Dans nos parlements, sur nos plateaux télévisés, dans nos campagnes électorales, la parole s’est transformée en rituel creux. Elle rassure ceux qui parlent, fatigue ceux qui écoutent, et fait fuir ceux qui espèrent encore comprendre.

Et pourtant, le silence pourrait être politique. Un ministre qui dit : « Je ne sais pas », un élu qui admet : « Je me tais car je n’ai pas encore bien étudié la chose », un chef de parti qui reconnaît : « Nous n’avons pas encore trouvé de solution »… Ces silences-là, s’ils existaient, auraient plus de puissance que mille discours standardisés.

Mais il y a un mal plus profond encore : parler pour éviter d’agir. On convoque des conférences, on publie des rapports, on annonce des projets-pilotes… mais rarement on tranche, on réforme, on dérange. Le verbe a remplacé le geste.

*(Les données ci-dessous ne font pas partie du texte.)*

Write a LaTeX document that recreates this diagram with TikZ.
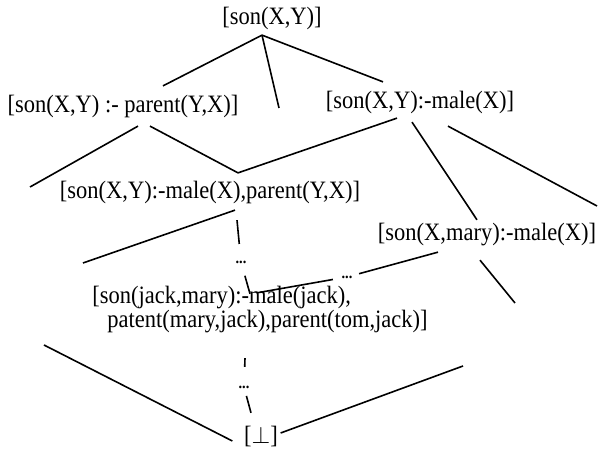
\documentclass[tikz,border=0pt]{standalone}
\usepackage{fontspec}
\setmainfont{Liberation Serif}[FakeStretch=0.9]
\usetikzlibrary{arrows}
\newcommand{\clauses}[1]{[#1]}

\begin{document}
\begin{tikzpicture}[x=0.5pt, y=-0.5pt, line width=0.8pt,
    term/.style={inner sep=1pt, font=\fontsize{12.5}{12}\selectfont},
    dots/.style={inner sep=1pt, font=\fontsize{8}{8}\selectfont\bfseries}]
      \useasboundingbox (0,0) rectangle (601,454);

      \node at (272,18) [term, name=top] {\clauses{son(X,Y)}};
      \node at (123,106) [term, name=lone] {\clauses{son(X,Y) :- parent(Y,X)}};
      \node at (420,102) [term, name=rone] {\clauses{son(X,Y):-male(X)}};
      \node at (210,192) [term, name=mid] {\clauses{son(X,Y):-male(X),parent(Y,X)}};
      \node at (487,235) [term, name=mary] {\clauses{son(X,mary):-male(X)}};
      \node at (260,310) [term, name=jack, align=left]
      {[son(jack,mary):-male(jack),\\\hspace{0.6em}patent(mary,jack),parent(tom,jack)]};
      \node at (261,437) [term, name=bot] {\clauses{$\bot$}};

      \node at (241,262) [dots, name=dotsa] {...};
      \node at (347,277) [dots, name=dotsb] {...};
      \node at (244,387) [dots, name=dotsc] {...};

      \coordinate (tm) at (279,108);
      \coordinate (ll) at (30,187);
      \coordinate (rr) at (597,206);
      \coordinate (ml) at (83,263);
      \coordinate (mr) at (515,303);
      \coordinate (bl) at (44,345);
      \coordinate (br) at (463,366);

      \draw ([xshift=-5pt,yshift=-1.5pt]top.south) -- ([xshift=20pt,yshift=3pt]lone.north);
      \draw ([xshift=-5pt,yshift=-1.5pt]top.south) -- (tm);
      \draw ([xshift=-5pt,yshift=-1.5pt]top.south) -- ([xshift=-18.5pt,yshift=3pt]rone.north);

      \draw ([xshift=7.5pt,yshift=-3pt]lone.south) -- (ll);
      \draw ([xshift=13.5pt,yshift=-3pt]lone.south) -- ([xshift=14pt,yshift=2.5pt]mid.north);
      \draw ([xshift=-11.5pt,yshift=-1pt]rone.south) -- ([xshift=14pt,yshift=2.5pt]mid.north);
      \draw ([xshift=-4pt,yshift=-3pt]rone.south) -- ([xshift=-5pt,yshift=0.5pt]mary.north);
      \draw ([xshift=14pt,yshift=-5pt]rone.south) -- (rr);

      \draw ([xshift=12.5pt,yshift=-2pt]mid.south) -- (ml);
      \draw [shorten >=7pt] ([xshift=13.5pt,yshift=-7pt]mid.south) -- (dotsa);
      \draw [shorten <=5pt] (dotsa) -- ([xshift=-5pt,yshift=-5pt]jack.north);
      \draw [shorten >=2pt] ([xshift=-24.5pt,yshift=-1.5pt]mary.south) -- (dotsb);
      \draw [shorten <=3pt] (dotsb) -- ([xshift=-1.5pt,yshift=-4.5pt]jack.north);
      \draw ([xshift=-3.5pt,yshift=-5.5pt]mary.south) -- (mr);

      \draw [shorten >=8pt] ([xshift=-7.5pt,yshift=-11pt]jack.south) -- (dotsc);
      \draw [shorten <=2.5pt] (dotsc) -- ([xshift=-5pt,yshift=5.5pt]bot.north);
      \draw (bl) -- ([xshift=-4.5pt,yshift=-2pt]bot.west);
      \draw ([yshift=2pt]bot.east) -- (br);
    \end{tikzpicture}
\end{document}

Dans le contexte marocain, où le citoyen réclame plus de clarté, plus de résultats, plus de justice, le silence n’est pas une absence — il peut devenir un espace de vérité. Un silence qui écoute les quartiers oubliés, les jeunes découragés, les ruraux marginalisés. Un silence qui précède l’action.

Mais à condition qu’il ne soit pas un refuge pour l’inaction. Car se taire quand il faut parler — face à l’injustice, à la corruption, à l’incompétence — c’est trahir le contrat démocratique.

Et si ce proverbe était une excuse ? Un prétexte pour les élites qui refusent d’assumer ? Le silence, parfois, est moins une sagesse qu’un confort. Et dans une démocratie en devenir, se taire, c’est aussi laisser les puissants parler seuls. Alors peut-être qu’il vaut mieux dire des choses imparfaites… que se murer dans un silence prudent.